Not all Betta fish species create bubble nests, though. Species that do not create bubble nests are mouth-brooders, meaning that they hatch fry—the name for their babies—from their mouths rather than creating a nest for their eggs. In fact, of the currently 73 identified Betta fish species only 18 are bubble nesters and a few within that group may occasionally mouth-brood in certain circumstances. Betta splendens, the species most people find in stores and refer to only as bettas, are surface bubble nesters but some other species, such as Betta livida are submerged bubble nesters. The conditions for each Betta fish to create bubble nests vary, depending on the species and individual fish. For example, some Betta splendens will not make a bubble nest outside of breeding conditions and some may not make one at all.

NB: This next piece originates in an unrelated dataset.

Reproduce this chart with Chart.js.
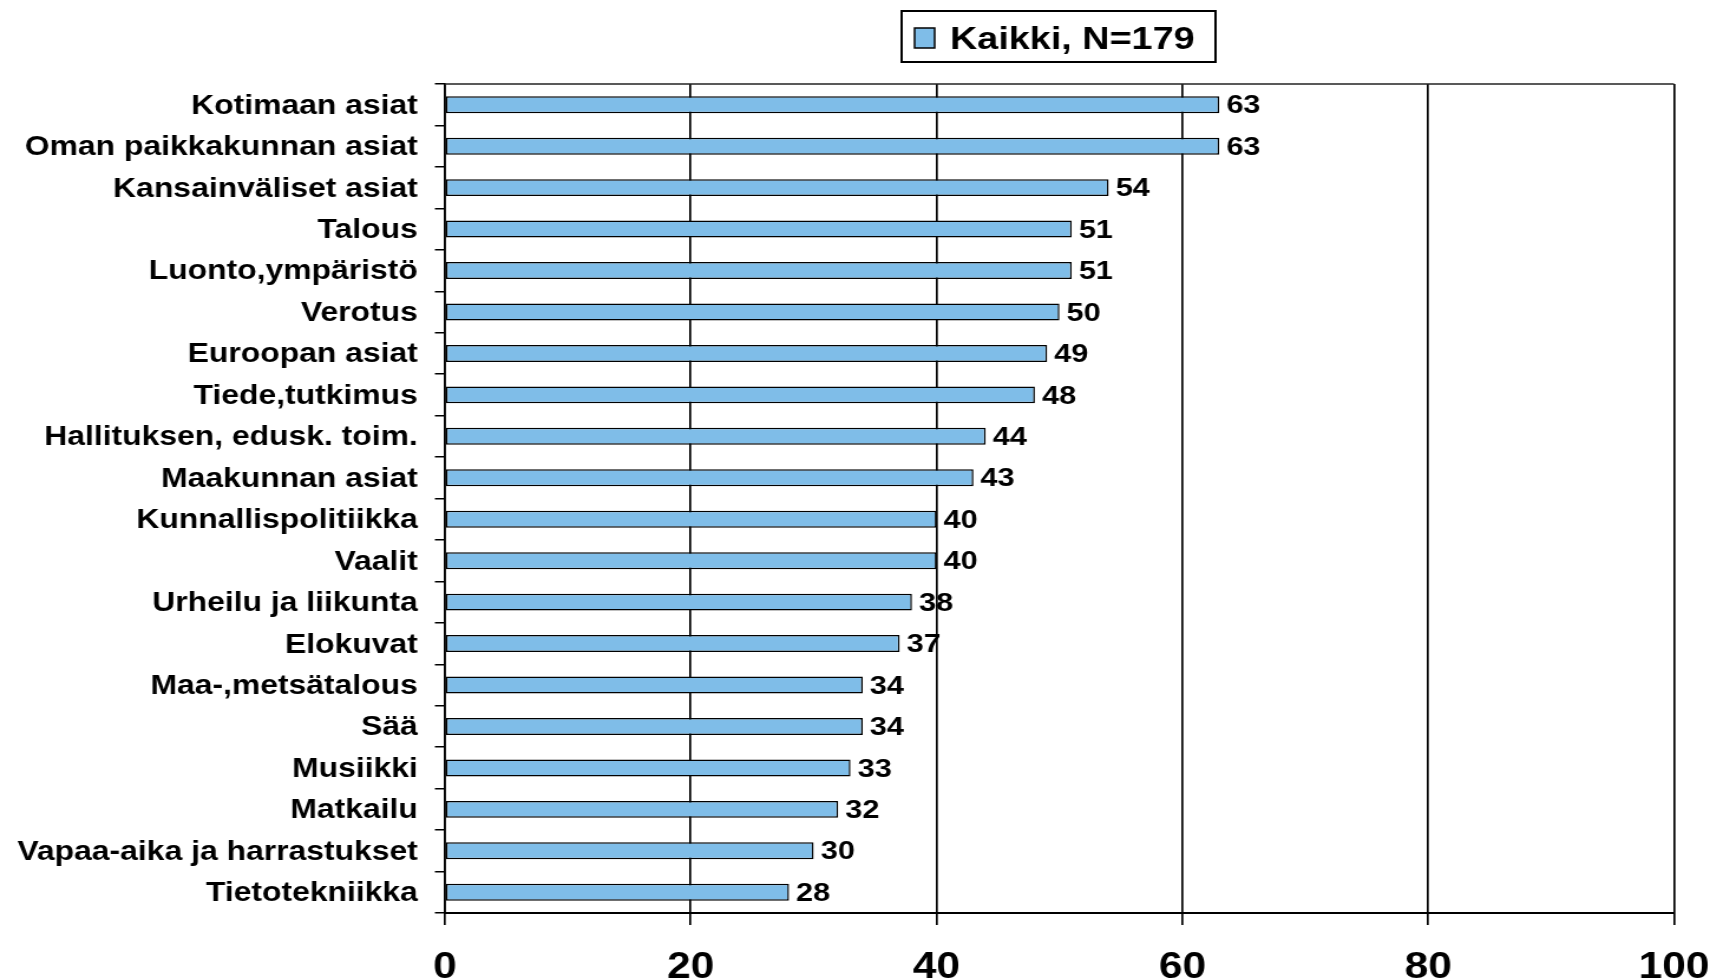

It is important to remember that just because a fish is building a bubble nest it does not mean that fish is lonely or need of a mate. Breeding fish is a fun hobby but it is a hobby with serious responsibility attached. Betta fish can easily lay 500 or more eggs, each of which has a potential to grow into an adult fish. Unless you are interested keeping or finding homes for so many individual fish, while keeping all males separate from all females, it is not a good idea to even attempt to breed bettas. Breeding is difficult and beginners have uncertain luck at success, so getting into that part of the betta keeping hobby should be a choice made after much research, an established high budget, and all equipment is purchased—not after seeing a bubble nest. Bubble nests are not a reason to get your pet a mate
There are owners who feel guilt in destroying a bubble nest. Their fish did work hard to create it and is rather protective of it, after all. But in order to change water and maintain high quality living conditions for your fish, bubble nests will be destroyed with a water change and that’s okay! Your fish will make a new one if it desires. It will feel no sadness in its loss. Keeping a healthy aquarium is more important than keeping a bubble nest, even if it is an impressive looking one.
No bubble nest is not a sign of poor water conditions, unhappiness, or age any more than the creation of a bubble nest is. While they may be fun to look at and exciting to see built, these foamy white clusters are by no means a reflection on your achievement with your fish.